Start by running this command in your terminal to get the libraries so the code would work.
$ pip install -r requirements.txt
To execute the script related to the scrapper, you can do as mentionned :
$ python scrapper.py --competitors <your_list_of_competitors> --datecheckin <YYYY-MM-DD> --interval <number> --outdir <path_of_directory> --verbosity
<your_list_of_competitors" should be provided as : "competiror 1" "competiror 2" "competiror 3" "competiror n" (there is no limit)
Logs will tell at which part is the scrapper. (Creating the url,generating file,saving, etc...) By default, logs are off. If you want them on, add the --verbosity paramater.
$ python scrapper.py --competitors "apa hotel" "washington hotel tokyo" --datecheckin 2022-01-05 --outdir "C:/Users/Documents/generated_file" --interval 2 --verbosity
This command will provide you data for APA Hotel and Washington Hotel Tokyo, for the dates of 2022-01-05 and 2022-01-06 since you provided the value 2 for the "interval" parameter.
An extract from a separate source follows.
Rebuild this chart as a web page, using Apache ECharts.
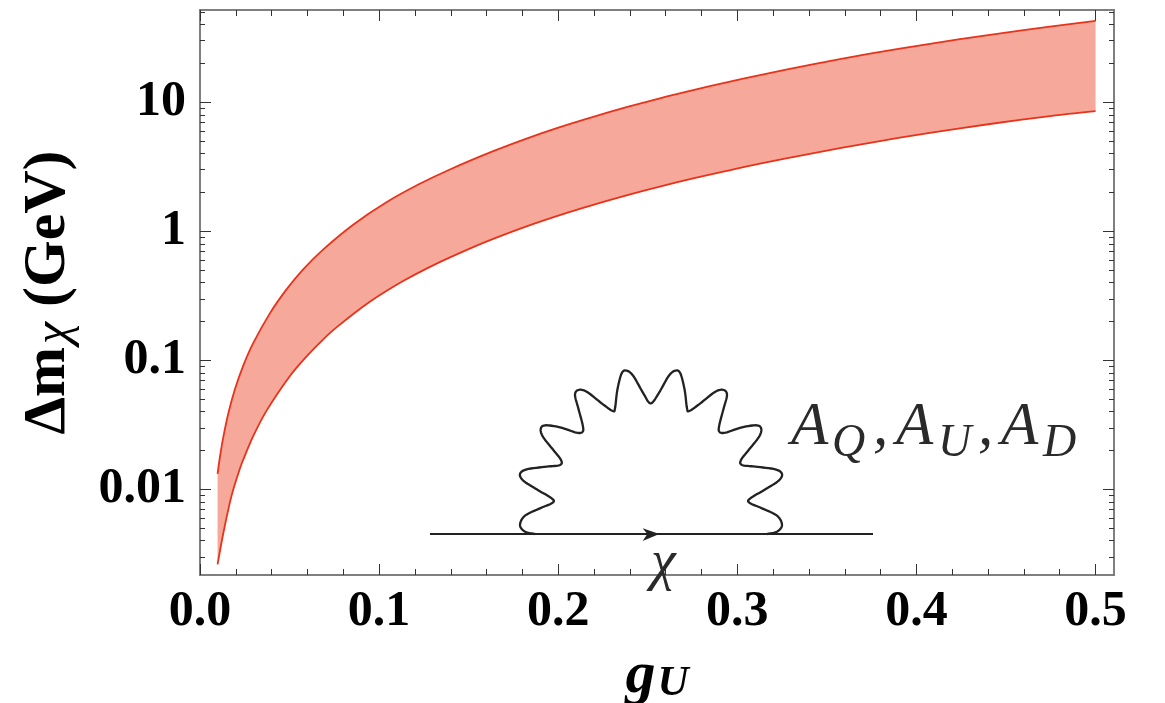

You will find the xlxs file saved under the path "C:/Users/Documents/generated_file".
For each parameter, there is an abbreviation.
- This command :
$ python scrapper.py -c "apa hotel" "washington hotel tokyo" -d 2022-01-05 -o "C:/Users/Documents/generated_file" -v
- Is equivalent to this one :
$ python scrapper.py --competitors "apa hotel" "washington hotel tokyo" --datecheckin 2022-01-05 --outdir "C:/Users/Documents/generated_file" --verbosity
Parameter | Abbreviation | Utility | Required | Default |
---|---|---|---|---|
--competitors |
-c |
Used to specify the name of the hotels you would like to scrap data about. | Yes | None |
--datacheckin |
-d |
Used to specify the checkin day. | No | tomorrow |
--outdir |
-o |
Used to specify the directory of the output file. | No | current directory |
--interval |
-i |
Used to specify the range in which the checkin date will fluctuate, if interval=2 and checkin=2020-01-01, will provide data for 2020-01-01 and 2020-01-02. | No | 1 |
--verbosity |
-v |
Use it if you want more logs during the process. | No | Off |
- When a parameter is not required, you do not have to add it the command.
For example :
- This command will provide data for the hotels "Stay Japan Art Deco" and "Le Meridien" for the tomorrow date (at the date you launch the script).
$ python scrapper.py --competitors "Stay Japan Art Deco" "Le Meridien "
If you want more informations about how use the scrapper, go and type :
bash $ python scrapper.py -h
OR
$ python scrapper.py --help
If you would like to retrieve all data from all the pages given an area, go ahead and add this line of code to scrapper.py :
core.scrapper(destination='Tokyo Area',
checkin='2022-03-03',
path='C:\Users\kawaremu\Desktop\generated_files',
interval=2,
limit_page=2)
You can change the parameters, as for path. By default, the files are generated in the current directory.
You can limit the number of pages,if you do not, it will provide all the pages matching the request.